Published on25 OCT 2022
Topic:
Markets

Higher rents were a big driver in September’s higher-than-expected consumer price index (CPI) reading. A new report from Goldman Sachs Research finds such inflation could be the source of persistent inflation “stickiness.”

Rent measures from companies like CoreLogic, CoStar, Zillow and Yardi have slowed substantially to an annualized growth rate of 3% in recent months. At first glance, this seems like very encouraging news.

But there is a big difference between those measures and the way the CPI tracks shelter inflation.  While those measures include only new leases, the CPI includes both new leases and continuing leases for existing tenants.  Existing tenants tend to see smaller rent hikes than prospective tenants seeking new leases because landlords are reluctant to alienate and lose them. “The difference is especially important at the moment because market rents on new leases grew very quickly over the last two years and opened a substantial gap with rents on continuing leases,” Goldman Sachs economists wrote—which means rent growth for existing tenants is likely to run hotter as it plays catch up with high (albeit softening) market rates.


GS Research estimates that this catch-up effect boosted continuing-lease rent growth to an annualized rate above 8% in recent months, pushing monthly shelter inflation in the September CPI report to the highest on record—even as the alternative rent measures decelerated.

How quickly the rest of that gap will close is an open question, but it’s likely to take some time.
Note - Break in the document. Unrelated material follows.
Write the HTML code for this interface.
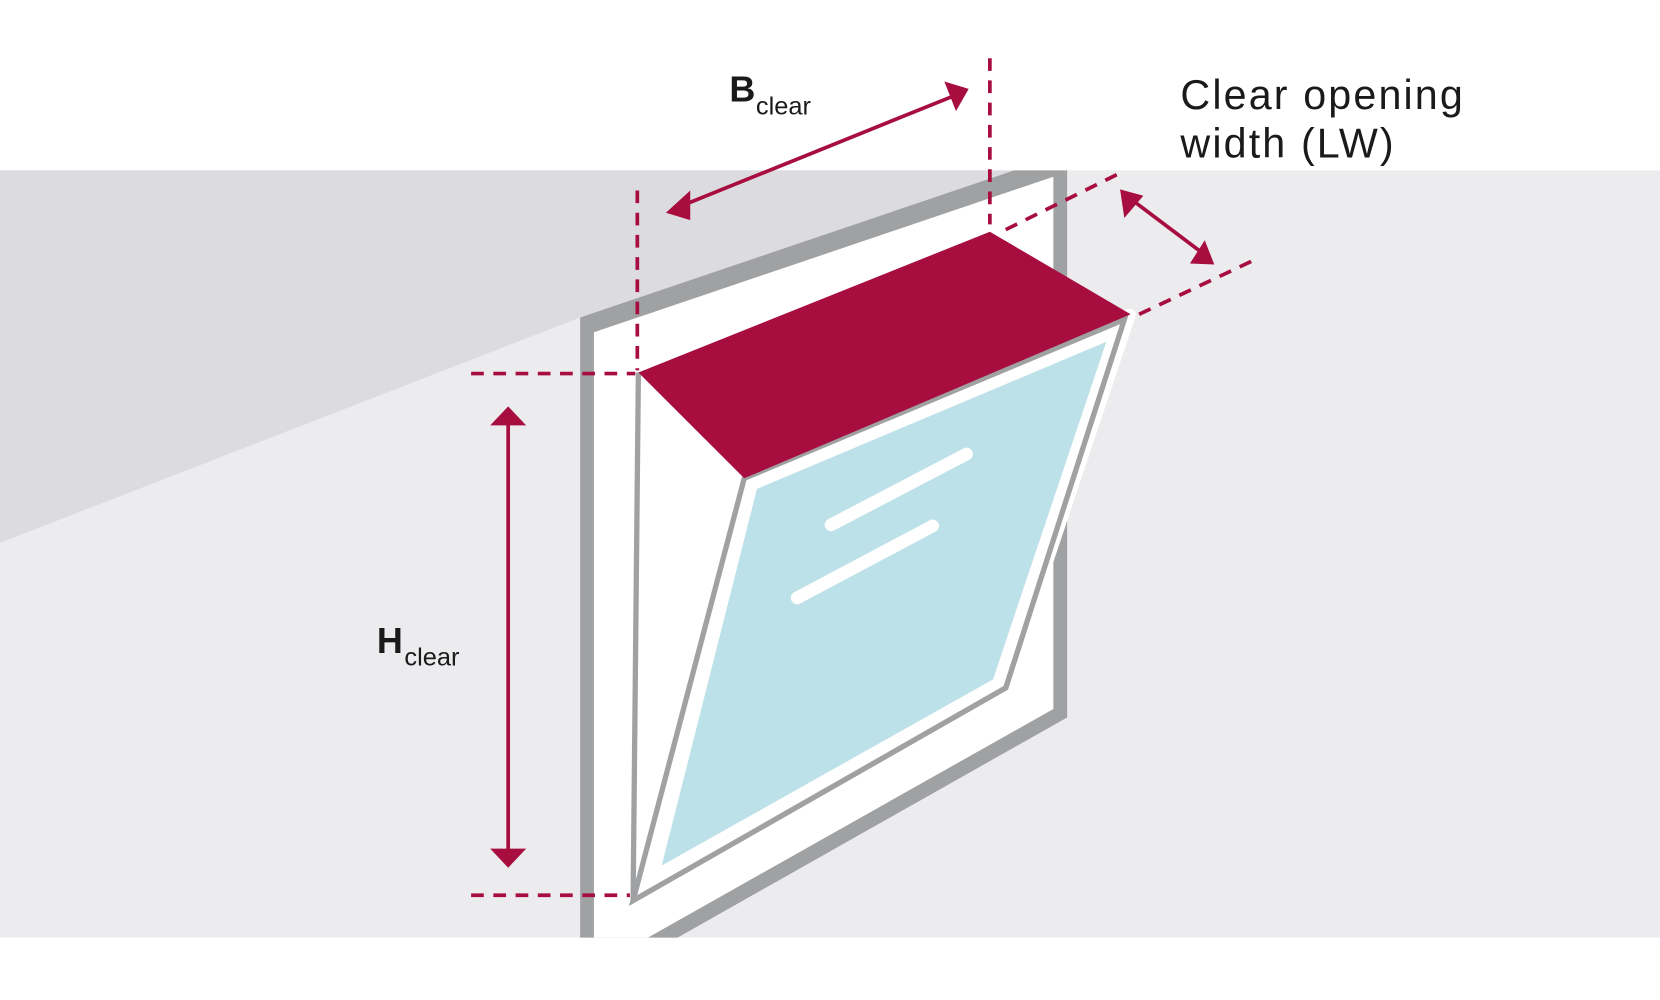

GS Research expects only 3% rent growth on new leases next year, but projects that ongoing catch-up of continuing lease rents will cause CPI shelter inflation to rise from 6.8% year-on-year at present to a peak of 7.5% next spring and to remain at a still-high 5.9% year-on-year growth rate by the end of 2023.

Rent inflation could influence the Fed’s rate-hike plans. That’s because shelter costs have an outsized weight in every measure of inflation central bankers care about, including roughly 40% of core CPI (which excludes volatile food and energy prices).

To date, the Fed’s own forecasts signal that it intends to hold the federal funds rate steady once it reaches a level of 4.5–4.75%, up from 3–3.25% today. But GS economists say they “see some risk that ongoing firmness in these inflation measures could make hiking further than currently planned the path of least resistance.”